4) Be wary of ‘theory’ parenting

Parenting theories can be helpful, they give you a general philosophy to follow and some methods to try. But no parenting theory is one size fits all. If there was a perfect way to parent which worked for every baby and every family in every social/economic/geographical/cultural circumstance, we would all be doing in by now. The truth is, not matter what any theory has to say, there is more then one way to raise a intelligent, caring and confident child. On that note:

5) Don’t try and make a round peg fit a square hole

Let’s say you follow parenting philosophy X which says the best way to put baby to sleep is Y.  You think philosophy X is the one most suited to you (and your partners) believes and values. So you try baby sleep method Y. You try. You really really try. Over and over again. You were calm and confident in your decision and tried again. And it doesn’t work. What do you do? Stop. Try something else and don’t feel bad or guilty. If Y doesn’t work for your kid, Y doesn’t work for your kid. Again, there in no one size fits all parenting method. You got to go with what works for your kid.

6) Remember your bag of tricks and rotate often.

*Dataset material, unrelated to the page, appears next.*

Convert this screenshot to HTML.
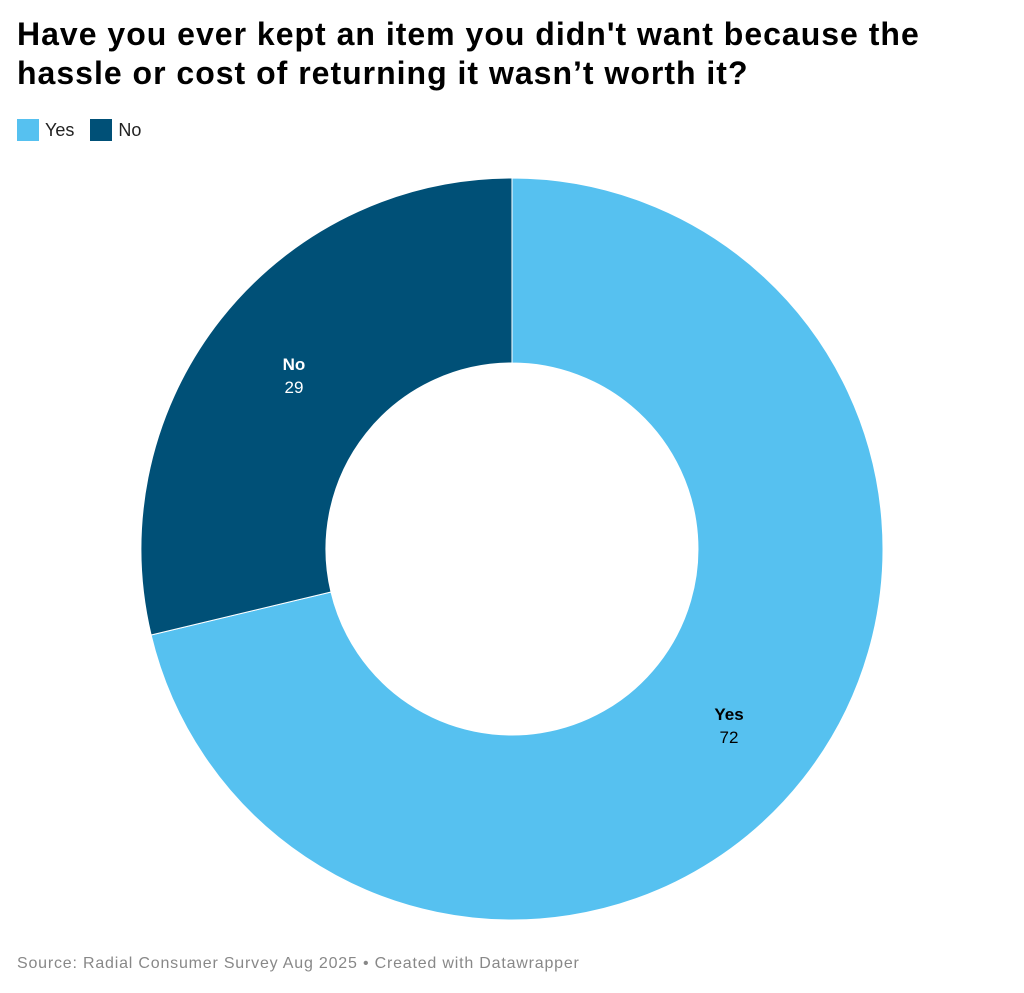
<!DOCTYPE html>
<html><head><meta charset="utf-8"><style>
body{margin:0;width:1024px;height:993px;background:#fff;font-family:"Liberation Sans",sans-serif;position:relative;overflow:hidden}
h1{position:absolute;left:17px;top:15px;margin:0;font-size:32px;line-height:39px;font-weight:bold;color:#000;width:1010px;letter-spacing:1px;white-space:nowrap}
.leg{position:absolute;top:119px;left:17px;font-size:18px;color:#222;display:flex;align-items:center}
.sw{width:22px;height:22px;display:inline-block;margin-right:6px}
.src{position:absolute;left:17px;top:955px;font-size:16px;color:#888;letter-spacing:0.8px}
</style></head><body>
<h1>Have you ever kept an item you didn't want because the<br>hassle or cost of returning it wasn’t worth it?</h1>
<div class="leg"><span class="sw" style="background:#56c1f0"></span>Yes<span class="sw" style="background:#005077;margin-left:16px"></span>No</div>
<svg width="1024" height="993" style="position:absolute;left:0;top:0">
<path d="M512 178 A371 371 0 1 1 151.1 635 L331 592 A186 186 0 1 0 512 363 Z" fill="#56c1f0" stroke="#fff" stroke-width="1"/>
<path d="M512 178 A371 371 0 0 0 151.1 635 L331 592 A186 186 0 0 1 512 363 Z" fill="#005077" stroke="#fff" stroke-width="1"/>
<text x="294" y="370" text-anchor="middle" font-family="Liberation Sans" font-weight="bold" font-size="17" fill="#fff">No</text>
<text x="294" y="393" text-anchor="middle" font-family="Liberation Sans" font-size="17" fill="#fff">29</text>
<text x="729" y="720" text-anchor="middle" font-family="Liberation Sans" font-weight="bold" font-size="17" fill="#000">Yes</text>
<text x="729" y="743" text-anchor="middle" font-family="Liberation Sans" font-size="17" fill="#000">72</text>
</svg>
<div class="src">Source: Radial Consumer Survey Aug 2025 • Created with Datawrapper</div>
</body></html>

I felt, on numerous occasions, that I was doomed to learn the same lesson over and over again. I would figure out this great trick that worked wonders. Like a song that A really liked and calmed her down.  Then it would stop working. Then a couple weeks later when I was at my wits end I would remember said trick again and PRESTO it would work. The thing is that babies change really really quickly. So mix up your tricks and re-use often. For the first year of A’s life we rotated regularly through various methods for moving her around outside or out and about. We had 3 kinds of baby carriers and a stroller. It seemed like every couple of weeks one method would work better then an other. One week she would scream if put in a stroller and the next week it was her favorite place in the world. They change. Go with it.

So, as you can see, my general philosophy when it comes to advice is not so much to give advice on which way to go on specific decisions. (Although I do have some opinions on particularly decisions. If someone asked me my thoughts, or I feel like rambling about them here, then I will share those opinions.) But in general, I think the best advice we can offer new/expectant parents is how to approach the challenges. Because the actual choices they make should be based on their circumstance and their child, not my advice.